Given instruction
Your task is to retype, word for word, the lines from the start of the data through the line holding "up_arrow_t, up_arrow_lo, up_arrow_hi". Do not include the pictures.
----
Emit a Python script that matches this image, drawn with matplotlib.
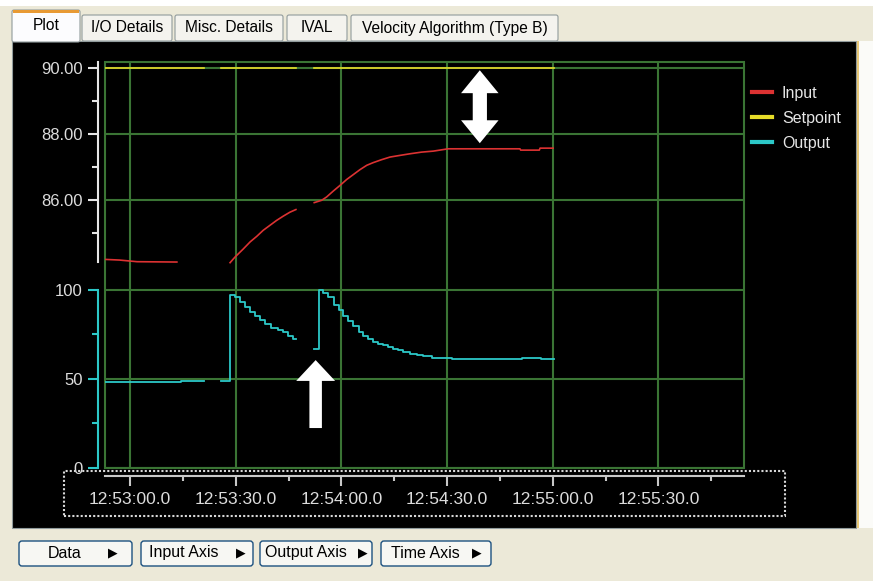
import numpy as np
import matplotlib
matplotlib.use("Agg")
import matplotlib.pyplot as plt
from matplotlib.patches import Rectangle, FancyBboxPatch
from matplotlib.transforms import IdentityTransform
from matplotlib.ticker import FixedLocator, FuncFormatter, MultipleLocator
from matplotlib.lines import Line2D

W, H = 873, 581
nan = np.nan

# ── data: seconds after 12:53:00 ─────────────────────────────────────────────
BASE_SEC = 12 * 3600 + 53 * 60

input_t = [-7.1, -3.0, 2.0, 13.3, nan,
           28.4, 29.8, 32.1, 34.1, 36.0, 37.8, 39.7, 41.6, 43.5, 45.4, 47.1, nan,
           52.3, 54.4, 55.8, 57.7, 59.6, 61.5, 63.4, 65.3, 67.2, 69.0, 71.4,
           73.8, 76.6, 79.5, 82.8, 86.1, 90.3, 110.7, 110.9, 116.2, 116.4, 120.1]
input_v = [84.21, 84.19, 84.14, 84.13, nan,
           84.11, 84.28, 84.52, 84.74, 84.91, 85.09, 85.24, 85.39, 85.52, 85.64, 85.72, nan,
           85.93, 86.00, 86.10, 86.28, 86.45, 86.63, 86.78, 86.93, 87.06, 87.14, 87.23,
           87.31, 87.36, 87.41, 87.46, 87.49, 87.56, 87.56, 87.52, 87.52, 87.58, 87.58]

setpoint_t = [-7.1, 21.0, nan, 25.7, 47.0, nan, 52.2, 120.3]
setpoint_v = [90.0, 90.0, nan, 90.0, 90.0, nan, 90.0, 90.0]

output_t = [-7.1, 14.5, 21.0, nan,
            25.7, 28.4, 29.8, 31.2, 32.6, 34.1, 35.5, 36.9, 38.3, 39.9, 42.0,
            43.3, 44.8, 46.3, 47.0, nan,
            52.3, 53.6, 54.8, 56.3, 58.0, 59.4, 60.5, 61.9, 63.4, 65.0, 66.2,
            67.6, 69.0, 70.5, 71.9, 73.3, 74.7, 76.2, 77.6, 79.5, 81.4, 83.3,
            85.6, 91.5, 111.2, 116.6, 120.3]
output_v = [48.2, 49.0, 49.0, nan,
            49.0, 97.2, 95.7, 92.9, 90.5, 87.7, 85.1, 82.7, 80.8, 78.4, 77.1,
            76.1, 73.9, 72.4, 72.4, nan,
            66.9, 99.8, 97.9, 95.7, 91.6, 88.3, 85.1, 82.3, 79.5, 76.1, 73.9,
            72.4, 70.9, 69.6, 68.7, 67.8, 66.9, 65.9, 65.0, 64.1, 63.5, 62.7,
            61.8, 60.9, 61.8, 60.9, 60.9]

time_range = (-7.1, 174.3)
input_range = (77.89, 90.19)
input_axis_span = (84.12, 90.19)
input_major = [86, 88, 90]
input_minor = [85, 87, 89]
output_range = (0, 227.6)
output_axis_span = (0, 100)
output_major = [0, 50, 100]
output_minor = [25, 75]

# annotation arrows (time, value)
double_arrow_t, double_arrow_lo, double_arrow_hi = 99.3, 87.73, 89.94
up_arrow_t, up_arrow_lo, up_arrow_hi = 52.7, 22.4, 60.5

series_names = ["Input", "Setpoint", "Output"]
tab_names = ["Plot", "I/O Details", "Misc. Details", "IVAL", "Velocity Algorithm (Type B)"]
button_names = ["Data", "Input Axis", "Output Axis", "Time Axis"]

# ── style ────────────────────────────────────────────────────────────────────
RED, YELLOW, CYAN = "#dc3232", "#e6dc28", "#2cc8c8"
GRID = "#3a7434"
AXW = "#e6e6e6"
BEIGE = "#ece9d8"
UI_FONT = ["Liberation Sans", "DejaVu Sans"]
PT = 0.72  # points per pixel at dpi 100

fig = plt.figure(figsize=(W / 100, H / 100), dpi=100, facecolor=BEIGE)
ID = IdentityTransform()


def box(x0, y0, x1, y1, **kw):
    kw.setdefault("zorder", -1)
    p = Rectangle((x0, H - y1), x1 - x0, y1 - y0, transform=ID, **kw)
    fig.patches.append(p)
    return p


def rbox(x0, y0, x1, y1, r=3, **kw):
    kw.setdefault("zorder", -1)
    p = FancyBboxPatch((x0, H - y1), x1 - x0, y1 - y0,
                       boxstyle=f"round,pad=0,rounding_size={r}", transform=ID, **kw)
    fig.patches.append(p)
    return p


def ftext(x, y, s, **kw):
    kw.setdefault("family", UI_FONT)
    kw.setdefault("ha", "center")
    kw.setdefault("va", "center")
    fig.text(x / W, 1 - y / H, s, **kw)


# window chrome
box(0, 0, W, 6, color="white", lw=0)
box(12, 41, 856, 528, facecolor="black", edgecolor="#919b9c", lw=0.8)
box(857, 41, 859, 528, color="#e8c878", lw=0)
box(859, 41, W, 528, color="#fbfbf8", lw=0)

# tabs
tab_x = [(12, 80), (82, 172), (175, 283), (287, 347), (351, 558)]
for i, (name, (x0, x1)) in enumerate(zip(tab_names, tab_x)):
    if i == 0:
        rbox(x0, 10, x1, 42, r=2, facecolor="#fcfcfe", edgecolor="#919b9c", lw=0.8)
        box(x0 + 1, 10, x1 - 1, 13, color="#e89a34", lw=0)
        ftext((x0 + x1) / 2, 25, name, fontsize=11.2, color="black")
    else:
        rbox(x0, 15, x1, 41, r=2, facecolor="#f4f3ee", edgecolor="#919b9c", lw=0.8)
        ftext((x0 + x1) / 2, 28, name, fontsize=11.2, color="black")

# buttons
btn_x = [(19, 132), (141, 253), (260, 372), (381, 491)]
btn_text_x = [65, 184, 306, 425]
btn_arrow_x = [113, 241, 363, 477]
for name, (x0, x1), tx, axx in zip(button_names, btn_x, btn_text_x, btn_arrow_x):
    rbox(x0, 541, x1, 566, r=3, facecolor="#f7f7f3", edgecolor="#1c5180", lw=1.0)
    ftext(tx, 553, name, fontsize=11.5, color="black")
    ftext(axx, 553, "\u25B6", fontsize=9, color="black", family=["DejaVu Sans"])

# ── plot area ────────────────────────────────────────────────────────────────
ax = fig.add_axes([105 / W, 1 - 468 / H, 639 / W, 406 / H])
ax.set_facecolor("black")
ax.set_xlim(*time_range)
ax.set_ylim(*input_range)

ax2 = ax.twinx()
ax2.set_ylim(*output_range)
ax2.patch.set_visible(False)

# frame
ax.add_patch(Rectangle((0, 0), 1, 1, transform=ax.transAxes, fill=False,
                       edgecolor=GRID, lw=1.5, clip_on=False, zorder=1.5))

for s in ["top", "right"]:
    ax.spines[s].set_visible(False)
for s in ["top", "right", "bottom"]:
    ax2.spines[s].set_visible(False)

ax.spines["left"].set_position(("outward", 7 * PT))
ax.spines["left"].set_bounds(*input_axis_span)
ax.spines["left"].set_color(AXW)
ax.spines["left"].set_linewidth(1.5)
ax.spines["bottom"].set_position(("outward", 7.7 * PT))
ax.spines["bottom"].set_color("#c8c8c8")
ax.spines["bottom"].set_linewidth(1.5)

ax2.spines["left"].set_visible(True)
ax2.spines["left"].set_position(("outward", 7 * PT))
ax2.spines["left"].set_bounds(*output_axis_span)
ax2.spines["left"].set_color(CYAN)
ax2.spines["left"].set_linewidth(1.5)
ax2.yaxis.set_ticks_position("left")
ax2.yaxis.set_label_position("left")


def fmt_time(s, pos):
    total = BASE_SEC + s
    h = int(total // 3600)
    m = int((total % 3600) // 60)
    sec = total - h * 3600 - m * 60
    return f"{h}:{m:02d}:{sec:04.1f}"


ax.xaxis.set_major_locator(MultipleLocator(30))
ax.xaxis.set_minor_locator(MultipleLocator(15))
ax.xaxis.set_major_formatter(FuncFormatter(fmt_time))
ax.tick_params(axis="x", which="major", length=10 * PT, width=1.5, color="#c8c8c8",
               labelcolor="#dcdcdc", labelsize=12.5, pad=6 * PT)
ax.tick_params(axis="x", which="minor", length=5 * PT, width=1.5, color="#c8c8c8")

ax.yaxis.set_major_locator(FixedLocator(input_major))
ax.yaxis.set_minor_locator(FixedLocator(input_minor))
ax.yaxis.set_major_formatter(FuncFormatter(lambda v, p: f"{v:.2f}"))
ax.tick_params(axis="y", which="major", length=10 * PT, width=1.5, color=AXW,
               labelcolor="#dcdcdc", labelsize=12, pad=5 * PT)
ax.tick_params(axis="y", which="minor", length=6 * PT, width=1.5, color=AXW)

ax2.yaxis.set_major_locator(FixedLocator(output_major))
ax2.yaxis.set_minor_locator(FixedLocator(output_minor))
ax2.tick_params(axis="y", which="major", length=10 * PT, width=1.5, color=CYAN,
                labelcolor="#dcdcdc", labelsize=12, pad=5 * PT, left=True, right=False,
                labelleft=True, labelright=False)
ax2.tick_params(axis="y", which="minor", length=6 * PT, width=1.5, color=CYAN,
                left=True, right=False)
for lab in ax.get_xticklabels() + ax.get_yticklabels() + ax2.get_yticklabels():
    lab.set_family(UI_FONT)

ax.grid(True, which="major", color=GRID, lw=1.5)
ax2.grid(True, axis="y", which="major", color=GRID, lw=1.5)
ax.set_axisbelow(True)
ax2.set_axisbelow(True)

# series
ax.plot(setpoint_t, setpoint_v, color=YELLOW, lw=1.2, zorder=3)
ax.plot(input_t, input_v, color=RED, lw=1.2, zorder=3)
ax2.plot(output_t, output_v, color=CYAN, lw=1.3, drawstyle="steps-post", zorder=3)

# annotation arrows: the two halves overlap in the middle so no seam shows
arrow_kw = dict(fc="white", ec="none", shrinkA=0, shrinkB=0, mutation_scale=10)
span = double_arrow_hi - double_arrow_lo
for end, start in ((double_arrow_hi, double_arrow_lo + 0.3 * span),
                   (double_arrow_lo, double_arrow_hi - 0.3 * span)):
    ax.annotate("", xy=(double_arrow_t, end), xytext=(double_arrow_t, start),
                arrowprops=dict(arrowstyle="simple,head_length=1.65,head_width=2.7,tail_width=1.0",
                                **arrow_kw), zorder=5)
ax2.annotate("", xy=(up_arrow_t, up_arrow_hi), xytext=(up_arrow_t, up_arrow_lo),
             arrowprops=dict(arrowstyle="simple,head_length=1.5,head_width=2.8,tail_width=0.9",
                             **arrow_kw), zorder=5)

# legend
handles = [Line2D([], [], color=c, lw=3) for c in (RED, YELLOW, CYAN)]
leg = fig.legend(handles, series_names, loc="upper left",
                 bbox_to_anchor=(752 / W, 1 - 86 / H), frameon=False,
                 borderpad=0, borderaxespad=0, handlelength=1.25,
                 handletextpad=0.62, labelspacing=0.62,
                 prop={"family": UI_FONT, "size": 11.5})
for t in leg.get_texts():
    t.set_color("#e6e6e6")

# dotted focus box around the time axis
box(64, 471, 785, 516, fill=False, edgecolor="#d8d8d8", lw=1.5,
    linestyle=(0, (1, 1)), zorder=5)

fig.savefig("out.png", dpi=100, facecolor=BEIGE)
----
Answer to the problem
Emit a Python script that matches this image, drawn with matplotlib.
import numpy as np
import matplotlib
matplotlib.use("Agg")
import matplotlib.pyplot as plt
from matplotlib.patches import Rectangle, FancyBboxPatch
from matplotlib.transforms import IdentityTransform
from matplotlib.ticker import FixedLocator, FuncFormatter, MultipleLocator
from matplotlib.lines import Line2D

W, H = 873, 581
nan = np.nan

# ── data: seconds after 12:53:00 ─────────────────────────────────────────────
BASE_SEC = 12 * 3600 + 53 * 60

input_t = [-7.1, -3.0, 2.0, 13.3, nan,
           28.4, 29.8, 32.1, 34.1, 36.0, 37.8, 39.7, 41.6, 43.5, 45.4, 47.1, nan,
           52.3, 54.4, 55.8, 57.7, 59.6, 61.5, 63.4, 65.3, 67.2, 69.0, 71.4,
           73.8, 76.6, 79.5, 82.8, 86.1, 90.3, 110.7, 110.9, 116.2, 116.4, 120.1]
input_v = [84.21, 84.19, 84.14, 84.13, nan,
           84.11, 84.28, 84.52, 84.74, 84.91, 85.09, 85.24, 85.39, 85.52, 85.64, 85.72, nan,
           85.93, 86.00, 86.10, 86.28, 86.45, 86.63, 86.78, 86.93, 87.06, 87.14, 87.23,
           87.31, 87.36, 87.41, 87.46, 87.49, 87.56, 87.56, 87.52, 87.52, 87.58, 87.58]

setpoint_t = [-7.1, 21.0, nan, 25.7, 47.0, nan, 52.2, 120.3]
setpoint_v = [90.0, 90.0, nan, 90.0, 90.0, nan, 90.0, 90.0]

output_t = [-7.1, 14.5, 21.0, nan,
            25.7, 28.4, 29.8, 31.2, 32.6, 34.1, 35.5, 36.9, 38.3, 39.9, 42.0,
            43.3, 44.8, 46.3, 47.0, nan,
            52.3, 53.6, 54.8, 56.3, 58.0, 59.4, 60.5, 61.9, 63.4, 65.0, 66.2,
            67.6, 69.0, 70.5, 71.9, 73.3, 74.7, 76.2, 77.6, 79.5, 81.4, 83.3,
            85.6, 91.5, 111.2, 116.6, 120.3]
output_v = [48.2, 49.0, 49.0, nan,
            49.0, 97.2, 95.7, 92.9, 90.5, 87.7, 85.1, 82.7, 80.8, 78.4, 77.1,
            76.1, 73.9, 72.4, 72.4, nan,
            66.9, 99.8, 97.9, 95.7, 91.6, 88.3, 85.1, 82.3, 79.5, 76.1, 73.9,
            72.4, 70.9, 69.6, 68.7, 67.8, 66.9, 65.9, 65.0, 64.1, 63.5, 62.7,
            61.8, 60.9, 61.8, 60.9, 60.9]

time_range = (-7.1, 174.3)
input_range = (77.89, 90.19)
input_axis_span = (84.12, 90.19)
input_major = [86, 88, 90]
input_minor = [85, 87, 89]
output_range = (0, 227.6)
output_axis_span = (0, 100)
output_major = [0, 50, 100]
output_minor = [25, 75]

# annotation arrows (time, value)
double_arrow_t, double_arrow_lo, double_arrow_hi = 99.3, 87.73, 89.94
up_arrow_t, up_arrow_lo, up_arrow_hi = 52.7, 22.4, 60.5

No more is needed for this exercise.